When considering a party's right to a civil jury trial, courts must "indulge every reasonable presumption against waiver," and scrutinize "any seeming curtailment of the right . . . with the utmost care." Collins, 366 F.2d at 284.
Here, while we find that Schulz's cross-claim for indemnification is not sufficiently similar to the various contractual and tort claims of the underlying litigation for which the plaintiffs' demand was made, we will nevertheless allow OHC's request for a jury trial under Rule 39(b).
The five factors that a court considers in permitting an untimely jury demand weigh in favor of OHC's request. First, the only disputed issue of Schulz's cross-claim-whether Schulz's attorneys' fees were "reasonably incurred"-is suitable for a jury. In addition, because a trial date had not been set nor had any depositions been taken at the time OHC made its motion, we cannot find that granting the motion would disrupt the schedule of the Court or the adverse party. Further, although Schulz may be inconvenienced by the additional time required to pick a jury and prepare proposed jury instructions, we do not find that such a de minimis inconvenience constitutes prejudice.
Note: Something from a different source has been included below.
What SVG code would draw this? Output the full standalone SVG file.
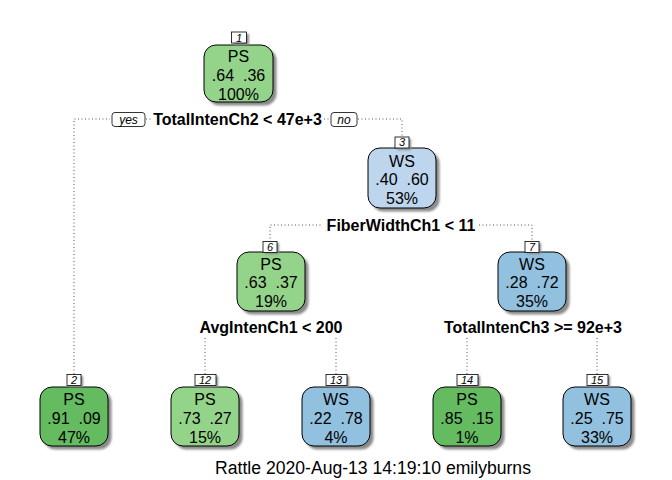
<svg xmlns="http://www.w3.org/2000/svg" width="672" height="480" viewBox="0 0 672 480">
<defs>
<filter id="blur" x="-20%" y="-20%" width="140%" height="140%"><feGaussianBlur stdDeviation="1.2"/></filter>
<style>
.box{stroke:#000;stroke-width:1}
.g1{fill:#94D48A}.g2{fill:#64BB60}.b1{fill:#BED5EE}.b2{fill:#92C0DF}
.sh{fill:#8a8a8a;filter:url(#blur)}
.t{font-family:"Liberation Sans",Arial,sans-serif;font-size:16px;fill:#000;text-anchor:middle}
.num{font-family:"Liberation Sans",Arial,sans-serif;font-size:11px;font-style:italic;fill:#000;text-anchor:middle}
.nb{fill:#fff;stroke:#000;stroke-width:0.8}
.split{font-family:"Liberation Sans",Arial,sans-serif;font-size:16px;font-weight:bold;fill:#000;text-anchor:middle}
.yn{font-family:"Liberation Sans",Arial,sans-serif;font-size:12px;font-style:italic;fill:#000;text-anchor:middle}
.ln{fill:none;stroke:#555;stroke-width:1;stroke-dasharray:1 2.5}
.cap{font-family:"Liberation Sans",Arial,sans-serif;font-size:17.6px;fill:#000;text-anchor:middle}
</style>
</defs>
<rect width="672" height="480" fill="#fff"/>

<g id="connectors">
<path class="ln" d="M74,374 V119 H110"/>
<path class="ln" d="M146,119 H151"/>
<path class="ln" d="M324,119 H330"/>
<path class="ln" d="M358,119 H402 V137"/>
<path class="ln" d="M270,242 V225 H323"/>
<path class="ln" d="M479,225 H532 V242"/>
<path class="ln" d="M205,338 V375"/>
<path class="ln" d="M336,338 V375"/>
<path class="ln" d="M467,338 V375"/>
<path class="ln" d="M597,338 V375"/>
</g>

<g id="splits">
<rect class="nb" x="112" y="112.5" width="33" height="14" rx="3"/>
<text class="yn" x="128.5" y="123.5">yes</text>
<text class="split" x="237.5" y="125">TotalIntenCh2 &lt; 47e+3</text>
<rect class="nb" x="331" y="112.5" width="26" height="14" rx="3"/>
<text class="yn" x="344" y="123.5">no</text>
<text class="split" x="401" y="231">FiberWidthCh1 &lt; 11</text>
<text class="split" x="271" y="333">AvgIntenCh1 &lt; 200</text>
<text class="split" x="533" y="333">TotalIntenCh3 &gt;= 92e+3</text>
</g>

<g id="node1">
<rect class="sh" x="207.5" y="48.5" width="69" height="57" rx="12"/>
<rect class="box g1" x="204" y="45" width="69" height="57" rx="12"/>
<rect class="sh" x="234" y="34" width="15" height="11"/>
<rect class="nb" x="231.5" y="32" width="15" height="11"/>
<text class="num" x="239" y="41.5">1</text>
<text class="t" x="238.5" y="62">PS</text>
<text class="t" x="238.5" y="81" xml:space="preserve">.64  .36</text>
<text class="t" x="238.5" y="100">100%</text>
</g>

<g id="node2">
<rect class="sh" x="43.5" y="390.5" width="68" height="59" rx="12"/>
<rect class="box g2" x="40" y="387" width="68" height="59" rx="12"/>
<rect class="sh" x="69" y="376" width="14" height="11"/>
<rect class="nb" x="67" y="374.5" width="14" height="11"/>
<text class="num" x="74" y="384">2</text>
<text class="t" x="74" y="405">PS</text>
<text class="t" x="74" y="424" xml:space="preserve">.91  .09</text>
<text class="t" x="74" y="443">47%</text>
</g>

<g id="node3">
<rect class="sh" x="371.5" y="151.5" width="68" height="60" rx="12"/>
<rect class="box b1" x="368" y="148" width="68" height="60" rx="12"/>
<rect class="sh" x="397" y="139" width="14" height="11"/>
<rect class="nb" x="395" y="137" width="14" height="11"/>
<text class="num" x="402" y="146">3</text>
<text class="t" x="402" y="167">WS</text>
<text class="t" x="402" y="185" xml:space="preserve">.40  .60</text>
<text class="t" x="402" y="204">53%</text>
</g>

<g id="node6">
<rect class="sh" x="240.5" y="255.5" width="68" height="59" rx="12"/>
<rect class="box g1" x="237" y="252" width="68" height="59" rx="12"/>
<rect class="sh" x="265" y="243" width="14" height="11"/>
<rect class="nb" x="263" y="241.5" width="14" height="11"/>
<text class="num" x="270" y="251">6</text>
<text class="t" x="271" y="270">PS</text>
<text class="t" x="271" y="288" xml:space="preserve">.63  .37</text>
<text class="t" x="271" y="307">19%</text>
</g>

<g id="node7">
<rect class="sh" x="501.5" y="255.5" width="68" height="59" rx="12"/>
<rect class="box b2" x="498" y="252" width="68" height="59" rx="12"/>
<rect class="sh" x="527" y="243" width="14" height="11"/>
<rect class="nb" x="525" y="241.5" width="14" height="11"/>
<text class="num" x="532" y="251">7</text>
<text class="t" x="532" y="270">WS</text>
<text class="t" x="532" y="288" xml:space="preserve">.28  .72</text>
<text class="t" x="532" y="307">35%</text>
</g>

<g id="node12">
<rect class="sh" x="174.5" y="390.5" width="68" height="59" rx="12"/>
<rect class="box g1" x="171" y="387" width="68" height="59" rx="12"/>
<rect class="sh" x="197" y="376" width="21" height="11"/>
<rect class="nb" x="195" y="374.5" width="21" height="11"/>
<text class="num" x="205" y="384">12</text>
<text class="t" x="205" y="405">PS</text>
<text class="t" x="205" y="424" xml:space="preserve">.73  .27</text>
<text class="t" x="205" y="443">15%</text>
</g>

<g id="node13">
<rect class="sh" x="305.5" y="390.5" width="68" height="59" rx="12"/>
<rect class="box b2" x="302" y="387" width="68" height="59" rx="12"/>
<rect class="sh" x="328" y="376" width="21" height="11"/>
<rect class="nb" x="326" y="374.5" width="21" height="11"/>
<text class="num" x="336" y="384">13</text>
<text class="t" x="336" y="405">WS</text>
<text class="t" x="336" y="424" xml:space="preserve">.22  .78</text>
<text class="t" x="336" y="443">4%</text>
</g>

<g id="node14">
<rect class="sh" x="436.5" y="390.5" width="68" height="59" rx="12"/>
<rect class="box g2" x="433" y="387" width="68" height="59" rx="12"/>
<rect class="sh" x="459" y="376" width="21" height="11"/>
<rect class="nb" x="457" y="374.5" width="21" height="11"/>
<text class="num" x="467" y="384">14</text>
<text class="t" x="467" y="405">PS</text>
<text class="t" x="467" y="424" xml:space="preserve">.85  .15</text>
<text class="t" x="467" y="443">1%</text>
</g>

<g id="node15">
<rect class="sh" x="566.5" y="390.5" width="68" height="59" rx="12"/>
<rect class="box b2" x="563" y="387" width="68" height="59" rx="12"/>
<rect class="sh" x="589" y="376" width="21" height="11"/>
<rect class="nb" x="587" y="374.5" width="21" height="11"/>
<text class="num" x="597" y="384">15</text>
<text class="t" x="597" y="405">WS</text>
<text class="t" x="597" y="424" xml:space="preserve">.25  .75</text>
<text class="t" x="597" y="443">33%</text>
</g>

<text class="cap" x="373" y="474">Rattle 2020-Aug-13 14:19:10 emilyburns</text>
</svg>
Finally, OHC indicated that the reason for its failure to file a timely demand, and the two-year delay in doing so, was its belief that the perfected demand applied to Schulz's claim. Although OHC's belief was in error, we do not find, on the record before us, that its request was made in bad faith. Accordingly, we will grant OHC's request to file a late jury demand.
For the foregoing reasons, OHC's motion will be granted in part and denied in part. An appropriate Order follows.